Numpy is ~10 times slower than pure C++ solution (and equal to matlab), weave shows the speed comparable with pure C++ (I don't know anyone using weave now)
http://wiki.scipy.org/PerformancePython
Fresh (2014) benchmark of different python tools, simple vectorized expression A*B-4.1*A > 2.5*B is evaluated with numpy, cython, numba, numexpr, and parakeet (and two latest are the fastest - about 10 times less time than numpy, achieved by using multithreading with two cores)
http://nbviewer.ipython.org/github/rasbt/One-Python-benchmark-per-day/blob/master/ipython_nbs/day7_2_jit_numpy.ipynb
Haven't found any general-purpose theano vs numpy benchmarks, but in the article there is comparison of neural networks and theano is expected to give much better speed than numpy/torch(c++)/matlab, specially it is fast on GPU
http://conference.scipy.org/proceedings/scipy2010/pdfs/bergstra.pdf
One more detailed review of numpy vs cython vs c (held in 2014)
http://notes-on-cython.readthedocs.org/en/latest/std_dev.html
Let me copy-paste the example results (computation of std).
Simple, but comprehensive comparison of python accelerators was prepared by Jake Vanderplaas and Olivier Grisel:
http://nbviewer.ipython.org/github/ogrisel/notebooks/blob/master/Numba%20Parakeet%20Cython.ipynb
Problem is computation of pairwise distances. The results this time seem to be unbiased:
By the way, I was recently looking for a slow place in my code, and it totally dropped of my mind that computation of residual is long operation:
http://embeddedgurus.com/stack-overflow/2011/02/efficient-c-tip-13-use-the-modulus-operator-with-caution/
Integer division / remainder computation time significaly depends on the bit depth (16 bit operation are ~2 times faster than 32 bit ones, division takes roughly 10 times more time than multiplication).
Surprising: multiplication/addition/binary operations take the same time (compared on numpy 1.9), which I personally find very strange (this behavior may be caused by quite complicated addressing in numpy arrays, which becomes the bottleneck, but this is only a guess).

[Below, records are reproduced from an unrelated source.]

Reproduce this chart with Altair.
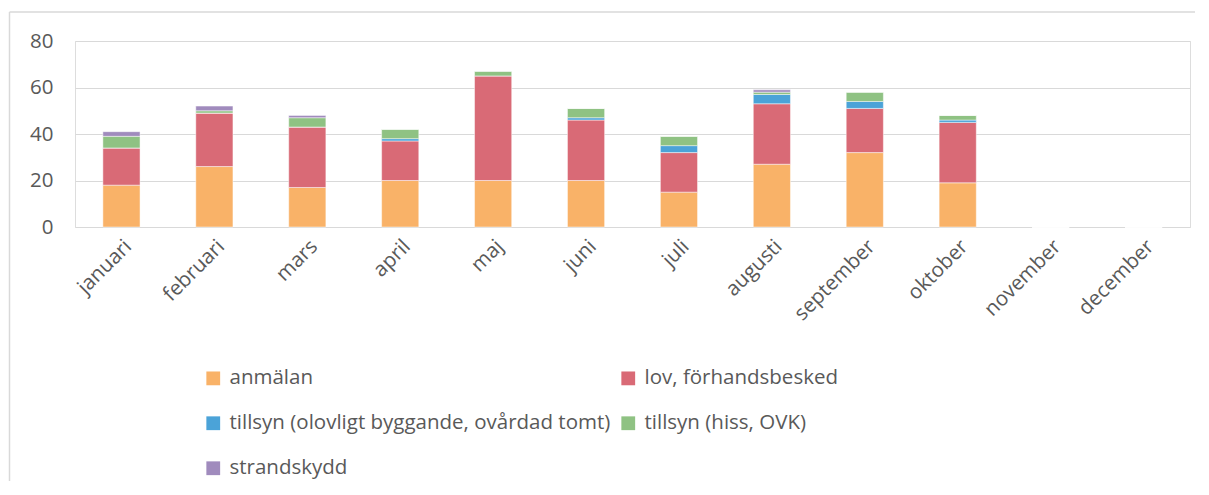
import altair as alt
import pandas as pd

months = ["januari", "februari", "mars", "april", "maj", "juni", "juli",
          "augusti", "september", "oktober", "november", "december"]
series = ["anmälan", "lov, förhandsbesked", "tillsyn (olovligt byggande, ovårdad tomt)",
          "tillsyn (hiss, OVK)", "strandskydd"]
colors = ["#F9B268", "#D96A76", "#4BA3D8", "#8FC283", "#A08BBD"]

anmalan = [18, 26, 17, 20, 20, 20, 15, 27, 32, 19, 0, 0]
lov = [16, 23, 26, 17, 45, 26, 17, 26, 19, 26, 0, 0]
tillsyn_olov = [0, 0, 0, 1, 0, 1, 3, 4, 3, 1, 0, 0]
tillsyn_hiss = [5, 1, 4, 4, 2, 4, 4, 1, 4, 2, 0, 0]
strandskydd = [2, 2, 1, 0, 0, 0, 0, 1, 0, 0, 0, 0]

values = [anmalan, lov, tillsyn_olov, tillsyn_hiss, strandskydd]
rows = []
for si, (s, vals) in enumerate(zip(series, values)):
    for m, v in zip(months, vals):
        rows.append({"month": m, "series": s, "value": v, "order": si})
df = pd.DataFrame(rows)

FONT = "Open Sans"
TXT = "#595959"

bars = alt.Chart(df).mark_bar(stroke="white", strokeWidth=0.8, strokeOpacity=0.6).encode(
    x=alt.X("month:N", sort=months, title=None,
            scale=alt.Scale(paddingInner=0.6, paddingOuter=0.3),
            axis=alt.Axis(labelAngle=-45, labelFontSize=20.5, labelColor=TXT, labelFont=FONT,
                          domain=False, ticks=False, labelPadding=9)),
    y=alt.Y("value:Q", stack="zero", title=None,
            scale=alt.Scale(domain=[0, 80], nice=False),
            axis=alt.Axis(values=[0, 20, 40, 60, 80], labelFontSize=20.5, labelColor=TXT,
                          labelFont=FONT, domain=False, ticks=False, labelPadding=22,
                          gridColor="#d9d9d9", gridWidth=1)),
    color=alt.Color("series:N", sort=series,
                    scale=alt.Scale(domain=series, range=colors),
                    legend=alt.Legend(title=None, orient="none", legendX=128, legendY=327,
                                      direction="horizontal",
                                      columns=2, columnPadding=7, rowPadding=24,
                                      symbolType="square", symbolSize=190,
                                      symbolStrokeWidth=0, labelFontSize=20.5,
                                      labelColor=TXT, labelFont=FONT, labelLimit=700,
                                      labelOffset=6)),
    order=alt.Order("order:Q"),
)

edge = pd.DataFrame({"a": [0]})
left_edge = alt.Chart(edge).mark_rule(color="#d9d9d9", strokeWidth=1.5, clip=False).encode(
    x=alt.value(-65.5), y=alt.value(-29), y2=alt.value(440)
)
top_edge = alt.Chart(edge).mark_rule(color="#d9d9d9", strokeWidth=1.5, clip=False).encode(
    y=alt.value(-29), x=alt.value(-65.5), x2=alt.value(1120)
)

chart = alt.layer(left_edge, top_edge, bars).properties(
    width=1115, height=186,
    autosize=alt.AutoSizeParams(type="none"),
    padding={"left": 67, "top": 33, "right": 5, "bottom": 254},
).configure_view(stroke=None).configure(background="white")

chart.save("out.html", embed_options={"renderer": "svg", "actions": False})
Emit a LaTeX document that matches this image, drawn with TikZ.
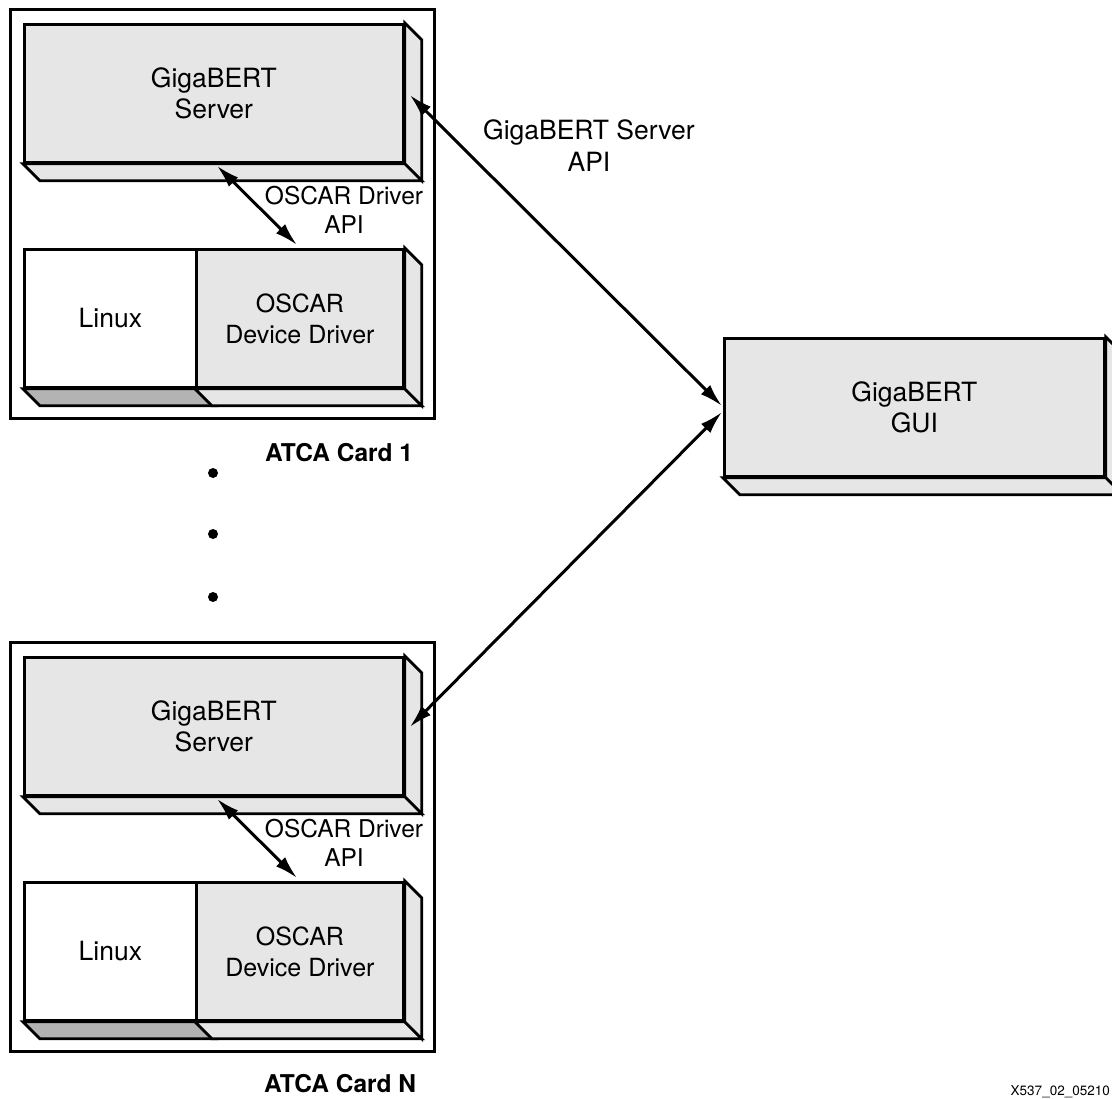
\documentclass[tikz,border=0pt]{standalone}
\usepackage{fontspec}
\setmainfont{TeX Gyre Heros}
\usetikzlibrary{arrows.meta,calc}
\definecolor{facegray}{HTML}{E6E6E6}
\definecolor{darkface}{HTML}{B3B3B3}
\begin{document}
\begin{tikzpicture}[x=1pt,y=-1pt,
  lw/.style={line width=2.8pt},
  cardbox/.style={draw,lw,fill=white,inner sep=0pt,anchor=north west},
  frontbox/.style={draw,lw,fill=facegray,inner sep=0pt,anchor=north west,align=center,
     font=\fontsize{26.5}{31}\selectfont},
  whitebox/.style={frontbox,fill=white},
  sideface/.style={draw,lw,fill=facegray,line join=miter},
  darkside/.style={draw,lw,fill=darkface,line join=miter},
  lbl/.style={align=center,inner sep=0pt,font=\fontsize{24.5}{29}\selectfont},
  cardlbl/.style={anchor=west,inner sep=0pt,font=\fontsize{24.5}{29}\selectfont\bfseries},
  conn/.style={line width=3pt,{Latex[length=23pt,width=13pt]}-{Latex[length=23pt,width=13pt]}},
  dot/.style={circle,fill=black,inner sep=0pt,minimum size=10pt}
]
\useasboundingbox (0,0) rectangle (1112,1099);

% ---------- Card 1 ----------
\node[cardbox,minimum width=424pt,minimum height=409pt] (card1) at (9,8) {};
\node[frontbox,minimum width=379pt,minimum height=138pt] (srv1) at (23,23) {GigaBERT\\Server};
\draw[sideface] (srv1.north east) -- ++(17,17) -- ($(srv1.south east)+(17,17)$) -- (srv1.south east) -- cycle;
\draw[sideface] (srv1.south west) -- (srv1.south east) -- ++(17,17) -- ($(srv1.south west)+(17,17)$) -- cycle;

\node[whitebox,minimum width=172pt,minimum height=138pt] (lin1) at (23,248) {Linux};
\node[frontbox,minimum width=207pt,minimum height=138pt,font=\fontsize{25}{31}\selectfont] (drv1) at (195,248) {OSCAR\\Device Driver};
\draw[darkside] (lin1.south west) -- (lin1.south east) -- ++(17,17) -- ($(lin1.south west)+(17,17)$) -- cycle;
\draw[sideface] (drv1.south west) -- (drv1.south east) -- ++(17,17) -- ($(drv1.south west)+(17,17)$) -- cycle;
\draw[sideface] (drv1.north east) -- ++(17,17) -- ($(drv1.south east)+(17,17)$) -- (drv1.south east) -- cycle;

\coordinate (o1a) at ($(srv1.south west)+(194,2)$);
\coordinate (o1b) at ($(drv1.north west)+(102,-3)$);
\draw[conn] (o1a) -- (o1b);
\node[lbl] (olbl1) at (344,210) {OSCAR Driver\\API};
\node[cardlbl] (c1lbl) at (265,453) {ATCA Card 1};

% ---------- dots ----------
\node[dot] (d1) at (213,473) {};
\node[dot] (d2) at (213,534) {};
\node[dot] (d3) at (213,597) {};

% ---------- Card N ----------
\node[cardbox,minimum width=424pt,minimum height=409pt] (cardN) at (9,641) {};
\node[frontbox,minimum width=379pt,minimum height=138pt] (srvN) at (23,656) {GigaBERT\\Server};
\draw[sideface] (srvN.north east) -- ++(17,17) -- ($(srvN.south east)+(17,17)$) -- (srvN.south east) -- cycle;
\draw[sideface] (srvN.south west) -- (srvN.south east) -- ++(17,17) -- ($(srvN.south west)+(17,17)$) -- cycle;

\node[whitebox,minimum width=172pt,minimum height=138pt] (linN) at (23,881) {Linux};
\node[frontbox,minimum width=207pt,minimum height=138pt,font=\fontsize{25}{31}\selectfont] (drvN) at (195,881) {OSCAR\\Device Driver};
\draw[darkside] (linN.south west) -- (linN.south east) -- ++(17,17) -- ($(linN.south west)+(17,17)$) -- cycle;
\draw[sideface] (drvN.south west) -- (drvN.south east) -- ++(17,17) -- ($(drvN.south west)+(17,17)$) -- cycle;
\draw[sideface] (drvN.north east) -- ++(17,17) -- ($(drvN.south east)+(17,17)$) -- (drvN.south east) -- cycle;

\coordinate (oNa) at ($(srvN.south west)+(194,2)$);
\coordinate (oNb) at ($(drvN.north west)+(102,-3)$);
\draw[conn] (oNa) -- (oNb);
\node[lbl] (olblN) at (344,843) {OSCAR Driver\\API};
\node[cardlbl] (cNlbl) at (264,1084) {ATCA Card N};

% ---------- GUI ----------
\node[frontbox,minimum width=380pt,minimum height=138pt] (gui) at (723,337) {GigaBERT\\GUI};
\draw[sideface] (gui.north east) -- ++(17,17) -- ($(gui.south east)+(17,17)$) -- (gui.south east) -- cycle;
\draw[sideface] (gui.south west) -- (gui.south east) -- ++(17,17) -- ($(gui.south west)+(17,17)$) -- cycle;

% ---------- API connectors ----------
\coordinate (s1r) at ($(srv1.north east)+(5,72)$);
\coordinate (gA) at ($(gui.north west)+(-1,69)$);
\coordinate (sNr) at ($(srvN.north east)+(5,71)$);
\coordinate (gB) at ($(gui.north west)+(-1,75)$);
\draw[conn] (s1r) -- (gA);
\draw[conn] (sNr) -- (gB);
\node[lbl,font=\fontsize{26.5}{32}\selectfont] (apilbl) at (589,146) {GigaBERT Server\\API};

\node[anchor=east,inner sep=0pt,font=\fontsize{13.5}{15}\selectfont] (fig) at (1110,1092) {X537\_02\_05210};
\end{tikzpicture}
\end{document}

However I am much worried about the speed, so decided to collect different benchmarks
numpy vs cython vs weave (numpy is about 2 times slower than others)
(posted in 2011)
http://technicaldiscovery.blogspot.ru/2011/06/speeding-up-python-numpy-cython-and.html
Primarily the post is about numba, the pairwise distances are computed with cython, numpy, numba.
Numba is claimed to be the fastest, around 10 times faster than numpy.
(posted in 2013)
https://jakevdp.github.io/blog/2013/06/15/numba-vs-cython-take-2/
Julia is claimed by its developers to be very fast language.
Well, if that is true, there would be no need in writing easily-vectorizable operation in pure python (yep, I mean they are simply cheating), currently these 'benchmarks' are at the main page
http://julialang.org/
The following post was written in 2011, the problem observed is solution of Laplace equation as usual.
Numpy is ~10 times slower than pure C++ solution (and equal to matlab), weave shows the speed comparable with pure C++ (I don't know anyone using weave now)
http://wiki.scipy.org/PerformancePython
Fresh (2014) benchmark of different python tools, simple vectorized expression A*B-4.1*A > 2.5*B is evaluated with numpy, cython, numba, numexpr, and parakeet (and two latest are the fastest - about 10 times less time than numpy, achieved by using multithreading with two cores)
http://nbviewer.ipython.org/github/rasbt/One-Python-benchmark-per-day/blob/master/ipython_nbs/day7_2_jit_numpy.ipynb
Haven't found any general-purpose theano vs numpy benchmarks, but in the article there is comparison of neural networks and theano is expected to give much better speed than numpy/torch(c++)/matlab, specially it is fast on GPU
http://conference.scipy.org/proceedings/scipy2010/pdfs/bergstra.pdf
One more detailed review of numpy vs cython vs c (held in 2014)
http://notes-on-cython.readthedocs.org/en/latest/std_dev.html
Let me copy-paste the example results (computation of std).
Method | Time (ms) | Compared to Python | Compared to Numpy |
---|---|---|---|
Pure Python | 183 | x1 | x0.03 |
Numpy | 5.97 | x31 | x1 |
Naive Cython | 7.76 | x24 | x0.8 |
Optimised Cython | 2.18 | x84 | x2.7 |
Cython calling C | 2.22 | x82 | x2.7 |
Simple, but comprehensive comparison of python accelerators was prepared by Jake Vanderplaas and Olivier Grisel:
http://nbviewer.ipython.org/github/ogrisel/notebooks/blob/master/Numba%20Parakeet%20Cython.ipynb
Problem is computation of pairwise distances. The results this time seem to be unbiased:
Python | 9.51s |
Naive numpy | 64.7 ms |
Numba | 6.72ms |
Cython | 6.57ms |
Parakeet | 12.3 ms |
Cython | 6.57 ms |
By the way, I was recently looking for a slow place in my code, and it totally dropped of my mind that computation of residual is long operation:
http://embeddedgurus.com/stack-overflow/2011/02/efficient-c-tip-13-use-the-modulus-operator-with-caution/
Integer division / remainder computation time significaly depends on the bit depth (16 bit operation are ~2 times faster than 32 bit ones, division takes roughly 10 times more time than multiplication).
Surprising: multiplication/addition/binary operations take the same time (compared on numpy 1.9), which I personally find very strange (this behavior may be caused by quite complicated addressing in numpy arrays, which becomes the bottleneck, but this is only a guess).